→ Stated task
Restate the entries below verbatim.

→ Material for this exercise

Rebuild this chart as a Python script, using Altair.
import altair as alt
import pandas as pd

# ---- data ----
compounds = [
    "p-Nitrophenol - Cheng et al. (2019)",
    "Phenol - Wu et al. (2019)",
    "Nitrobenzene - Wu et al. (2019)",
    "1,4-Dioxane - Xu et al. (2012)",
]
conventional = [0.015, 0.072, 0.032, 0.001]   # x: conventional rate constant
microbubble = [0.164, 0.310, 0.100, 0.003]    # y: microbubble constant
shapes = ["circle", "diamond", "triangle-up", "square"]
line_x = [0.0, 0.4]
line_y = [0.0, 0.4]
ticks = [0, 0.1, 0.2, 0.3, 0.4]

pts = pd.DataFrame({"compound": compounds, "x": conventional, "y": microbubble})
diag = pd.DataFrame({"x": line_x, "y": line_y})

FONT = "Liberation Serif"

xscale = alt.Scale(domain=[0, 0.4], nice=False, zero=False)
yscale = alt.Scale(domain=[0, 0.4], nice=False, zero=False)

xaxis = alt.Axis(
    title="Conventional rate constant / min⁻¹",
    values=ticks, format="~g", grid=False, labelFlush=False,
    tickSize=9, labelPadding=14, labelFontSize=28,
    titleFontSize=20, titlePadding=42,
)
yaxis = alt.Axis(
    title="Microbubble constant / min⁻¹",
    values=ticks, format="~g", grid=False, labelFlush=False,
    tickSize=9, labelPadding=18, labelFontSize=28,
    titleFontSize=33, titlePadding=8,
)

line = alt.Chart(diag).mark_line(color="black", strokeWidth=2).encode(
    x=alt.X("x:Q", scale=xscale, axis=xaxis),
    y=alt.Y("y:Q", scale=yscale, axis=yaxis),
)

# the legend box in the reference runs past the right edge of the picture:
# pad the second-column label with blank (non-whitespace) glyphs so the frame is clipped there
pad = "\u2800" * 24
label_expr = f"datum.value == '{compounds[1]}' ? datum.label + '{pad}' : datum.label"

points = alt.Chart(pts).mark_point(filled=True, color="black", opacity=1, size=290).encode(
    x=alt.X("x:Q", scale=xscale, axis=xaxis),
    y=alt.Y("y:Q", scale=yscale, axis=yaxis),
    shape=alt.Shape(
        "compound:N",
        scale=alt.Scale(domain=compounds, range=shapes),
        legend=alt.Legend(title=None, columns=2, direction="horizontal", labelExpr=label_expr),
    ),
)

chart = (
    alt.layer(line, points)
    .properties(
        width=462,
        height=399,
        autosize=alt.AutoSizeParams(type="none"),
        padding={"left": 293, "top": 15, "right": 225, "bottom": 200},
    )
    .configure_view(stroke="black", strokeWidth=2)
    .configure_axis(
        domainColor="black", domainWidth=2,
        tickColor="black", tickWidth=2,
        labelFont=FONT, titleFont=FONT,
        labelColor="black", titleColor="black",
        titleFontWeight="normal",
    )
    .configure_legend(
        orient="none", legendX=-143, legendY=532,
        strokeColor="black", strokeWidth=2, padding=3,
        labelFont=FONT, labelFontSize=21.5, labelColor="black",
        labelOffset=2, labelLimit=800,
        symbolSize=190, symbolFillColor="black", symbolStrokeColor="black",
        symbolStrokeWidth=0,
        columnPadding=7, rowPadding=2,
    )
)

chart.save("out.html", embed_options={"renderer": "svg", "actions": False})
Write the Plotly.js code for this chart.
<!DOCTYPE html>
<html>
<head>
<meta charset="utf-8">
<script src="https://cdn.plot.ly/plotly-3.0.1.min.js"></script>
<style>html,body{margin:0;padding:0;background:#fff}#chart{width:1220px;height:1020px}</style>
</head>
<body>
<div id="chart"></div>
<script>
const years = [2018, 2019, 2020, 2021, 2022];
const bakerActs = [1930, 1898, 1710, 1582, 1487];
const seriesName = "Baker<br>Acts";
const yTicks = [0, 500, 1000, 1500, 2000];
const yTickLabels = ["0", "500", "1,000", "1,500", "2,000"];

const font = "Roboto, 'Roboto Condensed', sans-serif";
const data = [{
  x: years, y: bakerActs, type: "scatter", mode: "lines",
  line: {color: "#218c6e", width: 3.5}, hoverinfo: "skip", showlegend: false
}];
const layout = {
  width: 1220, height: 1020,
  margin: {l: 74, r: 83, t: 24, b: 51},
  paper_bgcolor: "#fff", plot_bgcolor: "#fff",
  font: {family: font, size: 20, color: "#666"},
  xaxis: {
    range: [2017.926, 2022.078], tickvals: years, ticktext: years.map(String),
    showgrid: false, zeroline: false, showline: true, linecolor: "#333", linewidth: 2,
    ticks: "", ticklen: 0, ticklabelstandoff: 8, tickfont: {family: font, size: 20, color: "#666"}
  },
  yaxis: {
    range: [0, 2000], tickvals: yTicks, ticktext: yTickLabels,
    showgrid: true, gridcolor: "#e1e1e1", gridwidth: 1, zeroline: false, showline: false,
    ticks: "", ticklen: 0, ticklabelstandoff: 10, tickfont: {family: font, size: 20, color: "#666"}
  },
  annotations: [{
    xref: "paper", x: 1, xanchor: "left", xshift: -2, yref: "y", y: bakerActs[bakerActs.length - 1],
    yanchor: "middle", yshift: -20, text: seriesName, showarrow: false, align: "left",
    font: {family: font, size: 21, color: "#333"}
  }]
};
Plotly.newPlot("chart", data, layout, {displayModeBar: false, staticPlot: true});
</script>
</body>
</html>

→ Exercise solution
Rebuild this chart as a Python script, using Altair.
import altair as alt
import pandas as pd

# ---- data ----
compounds = [
    "p-Nitrophenol - Cheng et al. (2019)",
    "Phenol - Wu et al. (2019)",
    "Nitrobenzene - Wu et al. (2019)",
    "1,4-Dioxane - Xu et al. (2012)",
]
conventional = [0.015, 0.072, 0.032, 0.001]   # x: conventional rate constant
microbubble = [0.164, 0.310, 0.100, 0.003]    # y: microbubble constant
shapes = ["circle", "diamond", "triangle-up", "square"]
line_x = [0.0, 0.4]
line_y = [0.0, 0.4]
ticks = [0, 0.1, 0.2, 0.3, 0.4]

pts = pd.DataFrame({"compound": compounds, "x": conventional, "y": microbubble})
diag = pd.DataFrame({"x": line_x, "y": line_y})

FONT = "Liberation Serif"

xscale = alt.Scale(domain=[0, 0.4], nice=False, zero=False)
yscale = alt.Scale(domain=[0, 0.4], nice=False, zero=False)

xaxis = alt.Axis(
    title="Conventional rate constant / min⁻¹",
    values=ticks, format="~g", grid=False, labelFlush=False,
    tickSize=9, labelPadding=14, labelFontSize=28,
    titleFontSize=20, titlePadding=42,
)
yaxis = alt.Axis(
    title="Microbubble constant / min⁻¹",
    values=ticks, format="~g", grid=False, labelFlush=False,
    tickSize=9, labelPadding=18, labelFontSize=28,
    titleFontSize=33, titlePadding=8,
)

line = alt.Chart(diag).mark_line(color="black", strokeWidth=2).encode(
    x=alt.X("x:Q", scale=xscale, axis=xaxis),
    y=alt.Y("y:Q", scale=yscale, axis=yaxis),
)

# the legend box in the reference runs past the right edge of the picture:
# pad the second-column label with blank (non-whitespace) glyphs so the frame is clipped there
pad = "\u2800" * 24
label_expr = f"datum.value == '{compounds[1]}' ? datum.label + '{pad}' : datum.label"

points = alt.Chart(pts).mark_point(filled=True, color="black", opacity=1, size=290).encode(
    x=alt.X("x:Q", scale=xscale, axis=xaxis),
    y=alt.Y("y:Q", scale=yscale, axis=yaxis),
    shape=alt.Shape(
        "compound:N",
        scale=alt.Scale(domain=compounds, range=shapes),
        legend=alt.Legend(title=None, columns=2, direction="horizontal", labelExpr=label_expr),
    ),
)

chart = (
    alt.layer(line, points)
    .properties(
        width=462,
        height=399,
        autosize=alt.AutoSizeParams(type="none"),
        padding={"left": 293, "top": 15, "right": 225, "bottom": 200},
    )
    .configure_view(stroke="black", strokeWidth=2)
    .configure_axis(
        domainColor="black", domainWidth=2,
        tickColor="black", tickWidth=2,
        labelFont=FONT, titleFont=FONT,
        labelColor="black", titleColor="black",
        titleFontWeight="normal",
    )
    .configure_legend(
        orient="none", legendX=-143, legendY=532,
        strokeColor="black", strokeWidth=2, padding=3,
        labelFont=FONT, labelFontSize=21.5, labelColor="black",
        labelOffset=2, labelLimit=800,
        symbolSize=190, symbolFillColor="black", symbolStrokeColor="black",
        symbolStrokeWidth=0,
        columnPadding=7, rowPadding=2,
    )
)

chart.save("out.html", embed_options={"renderer": "svg", "actions": False})
Write the Plotly.js code for this chart.
<!DOCTYPE html>
<html>
<head>
<meta charset="utf-8">
<script src="https://cdn.plot.ly/plotly-3.0.1.min.js"></script>
<style>html,body{margin:0;padding:0;background:#fff}#chart{width:1220px;height:1020px}</style>
</head>
<body>
<div id="chart"></div>
<script>
const years = [2018, 2019, 2020, 2021, 2022];
const bakerActs = [1930, 1898, 1710, 1582, 1487];
const seriesName = "Baker<br>Acts";
const yTicks = [0, 500, 1000, 1500, 2000];
const yTickLabels = ["0", "500", "1,000", "1,500", "2,000"];

const font = "Roboto, 'Roboto Condensed', sans-serif";
const data = [{
  x: years, y: bakerActs, type: "scatter", mode: "lines",
  line: {color: "#218c6e", width: 3.5}, hoverinfo: "skip", showlegend: false
}];
const layout = {
  width: 1220, height: 1020,
  margin: {l: 74, r: 83, t: 24, b: 51},
  paper_bgcolor: "#fff", plot_bgcolor: "#fff",
  font: {family: font, size: 20, color: "#666"},
  xaxis: {
    range: [2017.926, 2022.078], tickvals: years, ticktext: years.map(String),
    showgrid: false, zeroline: false, showline: true, linecolor: "#333", linewidth: 2,
    ticks: "", ticklen: 0, ticklabelstandoff: 8, tickfont: {family: font, size: 20, color: "#666"}
  },
  yaxis: {
    range: [0, 2000], tickvals: yTicks, ticktext: yTickLabels,
    showgrid: true, gridcolor: "#e1e1e1", gridwidth: 1, zeroline: false, showline: false,
    ticks: "", ticklen: 0, ticklabelstandoff: 10, tickfont: {family: font, size: 20, color: "#666"}
  },
  annotations: [{
    xref: "paper", x: 1, xanchor: "left", xshift: -2, yref: "y", y: bakerActs[bakerActs.length - 1],
    yanchor: "middle", yshift: -20, text: seriesName, showarrow: false, align: "left",
    font: {family: font, size: 21, color: "#333"}
  }]
};
Plotly.newPlot("chart", data, layout, {displayModeBar: false, staticPlot: true});
</script>
</body>
</html>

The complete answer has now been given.